Objective: Among the entries below, copy only the span from the line containing "Give me the" through the line containing "const FORM_SURV = [1, 0.872, 0.692, 0.477, 0];". Do so exactly, and skip the pictures.

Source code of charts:
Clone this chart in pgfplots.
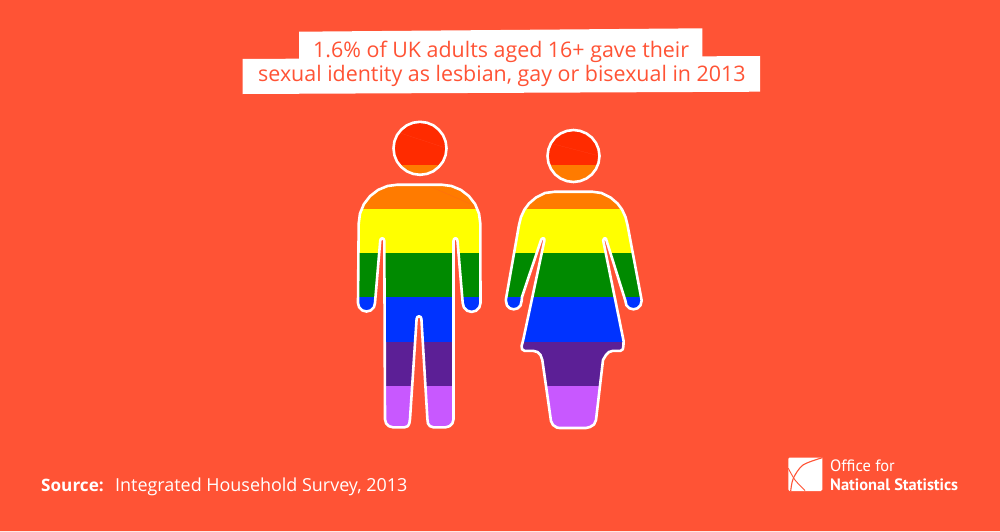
\documentclass[border=0pt]{standalone}
\usepackage{pgfplots}
\usepackage{fontspec}
\setmainfont{Open Sans}
\newfontfamily\logofont{PT Sans}
\pgfplotsset{compat=1.18}
\definecolor{bg}{HTML}{FF5335}
\definecolor{bred}{HTML}{FF2B00}
\definecolor{borange}{HTML}{FF7B00}
\definecolor{byellow}{HTML}{FFFF00}
\definecolor{bgreen}{HTML}{008A00}
\definecolor{bblue}{HTML}{0033FF}
\definecolor{bpurple}{HTML}{5C1F96}
\definecolor{blilac}{HTML}{C858FF}

% outlines in picture pixels (y runs down)
\def\canvas{(0,0) (1000,0) (1000,531) (0,531) (0,0)}
\def\manhead{(446.5,148.3) (445.6,155.2) (443,161.6) (438.7,167) (433.3,171.3) (426.9,173.9) (420,174.8) (413.1,173.9) (406.8,171.3) (401.3,167) (397,161.6) (394.4,155.2) (393.5,148.3) (394.4,141.4) (397,135.1) (401.3,129.6) (406.8,125.3) (413.1,122.7) (420,121.8) (426.9,122.7) (433.3,125.3) (438.7,129.6) (443,135.1) (445.6,141.4) (446.5,148.3)}
\def\womanhead{(599.5,156) (598.6,162.7) (596,169) (591.9,174.4) (586.5,178.5) (580.2,181.1) (573.5,182) (566.8,181.1) (560.5,178.5) (555.1,174.4) (551,169) (548.4,162.7) (547.5,156) (548.4,149.3) (551,143) (555.1,137.6) (560.5,133.5) (566.8,130.9) (573.5,130) (580.2,130.9) (586.5,133.5) (591.9,137.6) (596,143) (598.6,149.3) (599.5,156)}
\def\manbody{(358.7,223.5) (360,213.5) (363.9,204.1) (370.1,196.1) (378.1,189.9) (387.5,186) (397.5,184.7)
 (441.5,184.7) (451.5,186) (460.9,189.9) (468.9,196.1) (475.1,204.1) (479,213.5) (480.3,223.5)
 (480.5,303) (479.3,307.45) (476.05,310.7) (471.6,311.9) (467.15,310.7) (463.9,307.45) (462.7,303)
 (457.5,241) (456.9,239) (455.5,238.2) (454.1,239) (453.5,241)
 (453.5,419.3) (452.4,423.3) (449.5,426.2) (445.5,427.3) (433.5,427.3) (430,426.2) (428,423.5) (427.4,419)
 (421.4,319) (420.7,317) (419,316.3) (417.3,317) (416.6,319)
 (410,419) (409.3,423.5) (407.8,426.2) (404.5,427.3) (393,427.3) (389,426.2) (386.1,423.3) (385,419.3)
 (384.3,241) (383.6,239) (382.2,238.2) (380.8,239) (380.2,241)
 (375,303) (373.9,307.25) (370.75,310.4) (366.5,311.5) (362.25,310.4) (359.1,307.25) (358,303) (358.7,223.5)}
\def\womanbody{(519,225) (521,217) (524.5,209.5) (529,203.5) (536,197.5) (545,193) (555,191.7)
 (592,191.7) (601.5,193) (610.5,197.5) (617.5,203.5) (622,209.5) (625.5,217) (627.5,225)
 (641.7,300.5) (640.5,305.3) (637.5,308.3) (633.5,309.3) (629.4,308.3) (626.4,305.3) (625.3,300.5)
 (606.5,240.5) (606,238.8) (604.8,238.2) (604,238.8) (603.2,240.5)
 (623.6,341) (623.4,346) (622.8,349.3) (620.5,350.8) (613,350.8) (609,352) (606,355) (603,360)
 (596,420) (594,424.5) (590,427) (586,428) (560,428) (557,427.6) (553,425) (551,421)
 (542.3,360) (540.5,355) (537.5,352) (533,350.8) (524.5,350.8) (522.1,349.3) (521.6,346) (523.2,340)
 (544.4,240.5) (544.2,238.8) (543,238.2) (541.8,238.8) (540.9,240.5)
 (522,297) (521.7,300.5) (520.6,305.3) (517.7,308.3) (513.7,309.3) (509.7,308.3) (506.9,305.3) (505.8,300) (519,225)}

\begin{document}
\begin{tikzpicture}
\begin{axis}[
    scale only axis, width=1000bp, height=531bp,
    xmin=0, xmax=1000, ymin=0, ymax=531,
    y dir=reverse,
    hide axis,
    outline/.style={draw=white, line width=2.6bp, line join=round},
    band/.style={fill=#1, draw=none, forget plot},
    mask/.style={fill=bg, draw=none, even odd rule, forget plot},
]
\addplot[band=bg] coordinates {(0,0) (1000,0) (1000,531) (0,531)} --cycle;

% rainbow bands, the same heights for both figures
\addplot[band=bred] coordinates {(350,110) (655,110) (655,165) (350,165)} --cycle;
\addplot[band=borange] coordinates {(350,165) (655,165) (655,209) (350,209)} --cycle;
\addplot[band=byellow] coordinates {(350,209) (655,209) (655,253) (350,253)} --cycle;
\addplot[band=bgreen] coordinates {(350,253) (655,253) (655,297.4) (350,297.4)} --cycle;
\addplot[band=bblue] coordinates {(350,297.4) (655,297.4) (655,341.5) (350,341.5)} --cycle;
\addplot[band=bpurple] coordinates {(350,341.5) (655,341.5) (655,385.7) (350,385.7)} --cycle;
\addplot[band=blilac] coordinates {(350,385.7) (655,385.7) (655,435) (350,435)} --cycle;

% everything outside the figures goes back to the background colour
\edef\masktemp{\noexpand\addplot[mask] coordinates {\canvas\space \manhead\space (0,0) \womanhead\space (0,0) \manbody\space (0,0) \womanbody\space (0,0)};}
\masktemp

\edef\tmp{\noexpand\addplot[outline, forget plot] coordinates {\manhead};}\tmp
\edef\tmp{\noexpand\addplot[outline, forget plot] coordinates {\womanhead};}\tmp
\edef\tmp{\noexpand\addplot[outline, forget plot] coordinates {\manbody};}\tmp
\edef\tmp{\noexpand\addplot[outline, forget plot] coordinates {\womanbody};}\tmp

% title boxes
\addplot[band=white] coordinates {(299,31.7) (702.3,28.3) (702.3,62) (299,62)} --cycle;
\addplot[band=white] coordinates {(242.7,59) (760,56) (760,91.7) (242.7,94)} --cycle;
\node[anchor=base west, inner sep=0pt, text=bg, font=\fontsize{21.5}{21.5}\selectfont] at (axis cs:313,57.3) {1.6\% of UK adults aged 16+ gave their};
\node[anchor=base west, inner sep=0pt, text=bg, font=\fontsize{21.5}{21.5}\selectfont] at (axis cs:258,81.7) {sexual identity as lesbian, gay or bisexual in 2013};

% source
\node[anchor=base west, inner sep=0pt, text=white, font=\fontsize{17.2}{17.2}\selectfont\bfseries] at (axis cs:41,491) {Source:};
\node[anchor=base west, inner sep=0pt, text=white, font=\fontsize{18}{18}\selectfont] at (axis cs:115,491) {Integrated Household Survey, 2013};

% logo
\addplot[band=white] coordinates {(789.5,457.5) (822.3,457.5) (822.3,489.5) (821,491) (789.5,491) (788.3,489.5) (788.3,458.8)} --cycle;
\addplot[smooth, draw=bg, line width=1.1bp, forget plot] coordinates {(822.3,457.7) (803,465) (793.3,478.3) (790.7,491)};
\addplot[smooth, draw=bg, line width=0.9bp, forget plot] coordinates {(788.3,468.3) (795,480) (805,490.5)};
\node[anchor=base west, inner sep=0pt, text=white, font=\logofont\fontsize{16.5}{16.5}\selectfont] at (axis cs:830,471.7) {Office for};
\node[anchor=base west, inner sep=0pt, text=white, font=\logofont\fontsize{16.5}{16.5}\selectfont\bfseries] at (axis cs:830,490) {National Statistics};
\end{axis}
\end{tikzpicture}
\end{document}
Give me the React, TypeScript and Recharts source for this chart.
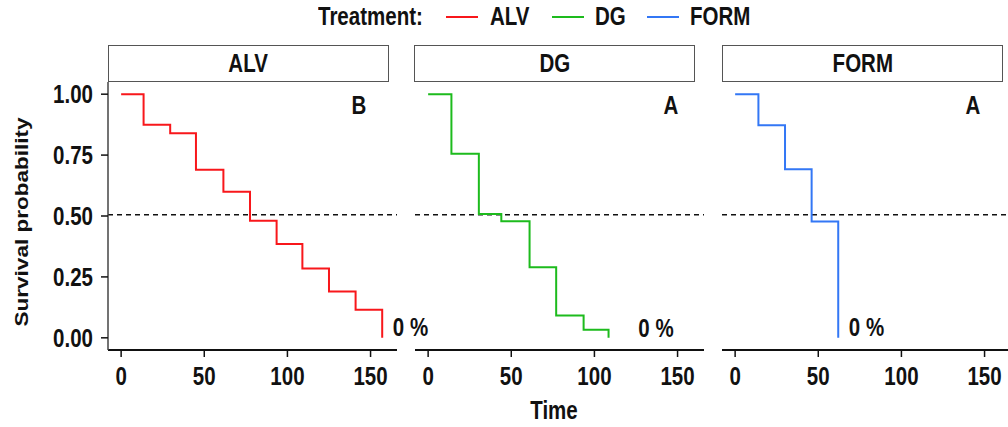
import React from "react";
import {
  LineChart,
  Line,
  XAxis,
  YAxis,
  ReferenceLine,
  ReferenceDot,
} from "recharts";

// groups and their Kaplan-Meier steps (time, survival)
const TREATMENTS = ["ALV", "DG", "FORM"];
const COLORS = ["#F8171B", "#1DBB1D", "#3377F5"];

const ALV_TIME = [0, 13.5, 29.5, 45, 61.5, 77.5, 93.5, 109, 125, 141, 157];
const ALV_SURV = [1, 0.875, 0.84, 0.69, 0.6, 0.48, 0.385, 0.285, 0.19, 0.115, 0];
const DG_TIME = [0, 14, 30.5, 44, 61, 77, 93.5, 108.5];
const DG_SURV = [1, 0.755, 0.508, 0.478, 0.29, 0.092, 0.033, 0];
const FORM_TIME = [0, 14, 30, 46, 62];
const FORM_SURV = [1, 0.872, 0.692, 0.477, 0];

const TIMES = [ALV_TIME, DG_TIME, FORM_TIME];
const SURVS = [ALV_SURV, DG_SURV, FORM_SURV];

// group letters and final survival text
const GROUP_LETTERS = ["B", "A", "A"];
const FINAL_PCT = ["0 %", "0 %", "0 %"];

const X_TICKS = [0, 50, 100, 150];
const Y_TICKS = [0, 0.25, 0.5, 0.75, 1];
const MEDIAN = 0.505;

// no narrow font installed, so squeeze the bold sans horizontally
const FONT = "'Liberation Sans', Arial, sans-serif";
const SQUEEZE = 0.82;
const INK = "#111";

const W = 1030;
const H = 427;
const PLOT_TOP = 82;
const PLOT_BOTTOM = 350;
const PANEL_LEFT = [108, 415, 722];
const PANEL_W = 289;
const STRIP_LEFT = [108, 414, 722];
const STRIP_W = 281;

// where the letters and "0 %" sit, in data units
const LETTER_AT = [
  { t: 143, s: 0.955 },
  { t: 146, s: 0.955 },
  { t: 143, s: 0.955 },
];
const PCT_AT = [
  { t: 174, s: 0.045 },
  { t: 137, s: 0.04 },
  { t: 79, s: 0.044 },
];

const NarrowText = ({ x, y, anchor, dy, children }: any) => (
  <text
    transform={`translate(${x},${y}) scale(${SQUEEZE},1)`}
    textAnchor={anchor}
    dy={dy}
    fill={INK}
    fontSize={25}
    fontWeight={700}
    fontFamily={FONT}
  >
    {children}
  </text>
);

const XTick = (p: any) => (
  <NarrowText x={p.x} y={p.y} anchor="middle" dy="0.71em">
    {p.payload.value}
  </NarrowText>
);

const YTick = (p: any) => (
  <NarrowText x={p.x} y={p.y} anchor="end" dy="0.355em">
    {Number(p.payload.value).toFixed(2)}
  </NarrowText>
);

const centerLabel = (text: string) => (p: any) => {
  const vb = p.viewBox || {};
  return (
    <NarrowText x={vb.x + vb.width / 2} y={vb.y + vb.height / 2} anchor="middle" dy="0.355em">
      {text}
    </NarrowText>
  );
};

const Panel = ({ idx }: { idx: number }) => {
  const data = TIMES[idx].map((t, k) => ({ t, s: SURVS[idx][k] }));
  const left = PANEL_LEFT[idx];
  const yw = idx === 0 ? 60 : 0;
  const xh = 40;
  return (
    <div style={{ position: "absolute", left: 0, top: 0 }}>
      <LineChart
        width={W}
        height={H}
        data={data}
        margin={{
          top: PLOT_TOP,
          bottom: H - PLOT_BOTTOM - xh,
          left: left - yw,
          right: W - left - PANEL_W,
        }}
      >
        <XAxis
          type="number"
          dataKey="t"
          domain={[-7.9, 165.9]}
          ticks={X_TICKS}
          interval={0}
          height={xh}
          tickSize={7}
          tickMargin={10}
          axisLine={{ stroke: INK, strokeWidth: 2 }}
          tickLine={{ stroke: INK, strokeWidth: 1.5 }}
          tick={<XTick />}
        />
        <YAxis
          type="number"
          domain={[-0.05, 1.05]}
          ticks={Y_TICKS}
          interval={0}
          hide={idx !== 0}
          width={yw || 60}
          tickSize={7}
          tickMargin={8}
          axisLine={{ stroke: "#444", strokeWidth: 1.5 }}
          tickLine={{ stroke: INK, strokeWidth: 1.5 }}
          tick={<YTick />}
        />
        <ReferenceLine y={MEDIAN} stroke={INK} strokeWidth={1.5} strokeDasharray="5 4" />
        <Line
          type="stepAfter"
          dataKey="s"
          stroke={COLORS[idx]}
          strokeWidth={2}
          dot={false}
          isAnimationActive={false}
        />
        <ReferenceDot
          x={LETTER_AT[idx].t}
          y={LETTER_AT[idx].s}
          r={1}
          fill="none"
          stroke="none"
          ifOverflow="visible"
          label={{ content: centerLabel(GROUP_LETTERS[idx]) }}
        />
        <ReferenceDot
          x={PCT_AT[idx].t}
          y={PCT_AT[idx].s}
          r={1}
          fill="none"
          stroke="none"
          ifOverflow="visible"
          label={{ content: centerLabel(FINAL_PCT[idx]) }}
        />
      </LineChart>
    </div>
  );
};

const html = {
  fontFamily: FONT,
  fontWeight: 700,
  fontSize: 25,
  color: INK,
  position: "absolute" as const,
  lineHeight: "28px",
  whiteSpace: "nowrap" as const,
  transform: `scaleX(${SQUEEZE})`,
  transformOrigin: "left center",
};

const legendItems = [
  { line: 446, text: 490 },
  { line: 552, text: 595 },
  { line: 647, text: 690 },
];

export default function App() {
  return (
    <div
      style={{
        position: "absolute",
        left: 0,
        top: 0,
        width: 1008,
        height: 427,
        overflow: "hidden",
        background: "#fff",
      }}
    >
      {TREATMENTS.map((_, i) => (
        <Panel key={i} idx={i} />
      ))}

      {/* legend */}
      <div style={{ ...html, left: 318, top: 2 }}>Treatment:</div>
      {TREATMENTS.map((name, i) => (
        <React.Fragment key={name}>
          <div
            style={{
              position: "absolute",
              left: legendItems[i].line,
              top: 16,
              width: 32,
              height: 2,
              background: COLORS[i],
            }}
          />
          <div style={{ ...html, left: legendItems[i].text, top: 2 }}>{name}</div>
        </React.Fragment>
      ))}

      {/* facet strips */}
      {TREATMENTS.map((name, i) => (
        <div
          key={name}
          style={{
            position: "absolute",
            left: STRIP_LEFT[i],
            top: 45,
            width: STRIP_W,
            height: 37,
            boxSizing: "border-box",
            border: "1.5px solid #555",
            textAlign: "center",
          }}
        >
          <span
            style={{
              ...html,
              position: "relative",
              display: "inline-block",
              lineHeight: "34px",
              transformOrigin: "center center",
            }}
          >
            {name}
          </span>
        </div>
      ))}

      {/* axis titles */}
      <div
        style={{
          ...html,
          fontSize: 22.5,
          left: 22,
          top: 222,
          transformOrigin: "0 0",
          transform: `scaleX(${SQUEEZE}) rotate(-90deg) translate(-50%, -50%)`,
        }}
      >
        Survival probability
      </div>
      <div
        style={{
          ...html,
          left: 554,
          top: 396,
          transformOrigin: "0 0",
          transform: `scaleX(${SQUEEZE}) translateX(-50%)`,
        }}
      >
        Time
      </div>
    </div>
  );
}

The completed task:
Give me the React, TypeScript and Recharts source for this chart.
import React from "react";
import {
  LineChart,
  Line,
  XAxis,
  YAxis,
  ReferenceLine,
  ReferenceDot,
} from "recharts";

// groups and their Kaplan-Meier steps (time, survival)
const TREATMENTS = ["ALV", "DG", "FORM"];
const COLORS = ["#F8171B", "#1DBB1D", "#3377F5"];

const ALV_TIME = [0, 13.5, 29.5, 45, 61.5, 77.5, 93.5, 109, 125, 141, 157];
const ALV_SURV = [1, 0.875, 0.84, 0.69, 0.6, 0.48, 0.385, 0.285, 0.19, 0.115, 0];
const DG_TIME = [0, 14, 30.5, 44, 61, 77, 93.5, 108.5];
const DG_SURV = [1, 0.755, 0.508, 0.478, 0.29, 0.092, 0.033, 0];
const FORM_TIME = [0, 14, 30, 46, 62];
const FORM_SURV = [1, 0.872, 0.692, 0.477, 0];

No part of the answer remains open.